The trusties at their registers logged the cash and then asked for my court papers. New arrivals have two: a notice of the next court date and a copy of the charges stating the weight of the drugs. This second sheet I had shredded at court following a conversation with a Hong Kong Chinese. He’d been wearing heavy chains that were welded around each ankle. While most prisoners’ chains were rusty and dragging, his had been carefully polished and held aloft by home-made metal garters. He looked as though he’d been through most of it, and he had. His advice had been from the deepest shadows and I had taken it.

The registry clerk was getting frustrated. ‘Your charge paper? Police paper!’

I looked on, dumfounded and halfwitted. ‘I give to lawyer. No have,’ I replied, shrugging and using broken English to confirm the Thai trusty’s belief that all
farangs
(Westerners) were stupid. Then, fumbling, I pulled out a lawyer’s card on the back of which was written: ‘41.9 GRAMS’. This was entered in the ledger and I was sent to the bench to await the prison barbers.

Those prisoners charged with more than 100 grams were sent to a bench on the other side of the street. There each was fitted with heavy leg chains, ankle rings squeezed into a bracelet by a trusty swinging down from a seven-foot lever of a jail-built contraption. These leg irons would remain attached for the years until the trial’s conclusion.

By the time the sun had set the last of the confused, humiliated newcomers in their hacked rags were shorn of the hair of former lives. Scalps reduced to chewed, patchy stubble; the shears having transferred scabies, lice and nematodes through bleeding nicks. The barbers understood that, as a Christian, I was not to be shorn, a religious observation as new to me as it was to them, having been revealed just as I was waiting on the bench.
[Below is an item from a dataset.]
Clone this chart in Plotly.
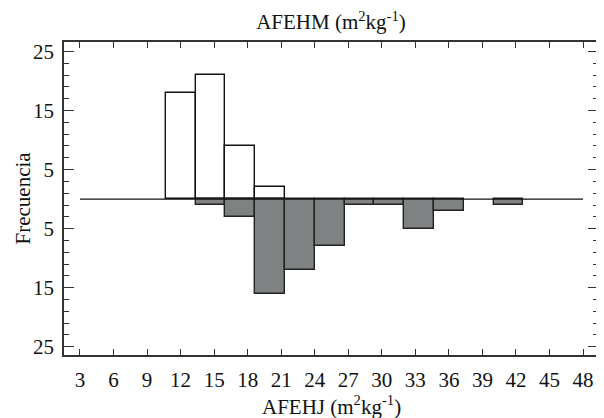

When those newly chained had shuffled back to the bench, greasy aluminium plates were set out. A meal of rancid, brown rice and fish-head soup was then ladled out from a battered oil drum. A third among us ate, those with a determination forged in the hardship of street life. As we stood to be led into the dormitories, the prison kit was issued: a small, much-used plastic bowl that served as a food dish, a water-scooper for bathing and a carry bag for chunks of soap and smears of toothpaste. Many searched for bits of string with which to lift the chains from the ground so they might walk with less pain. Some questioned how they might remove their shorts through the ankle rings for washing. Others, once fast friends from their week in the police station, rapidly became shy as they could barely recognise each other, their shaven heads now revealing scars of night encounters and many lost battles.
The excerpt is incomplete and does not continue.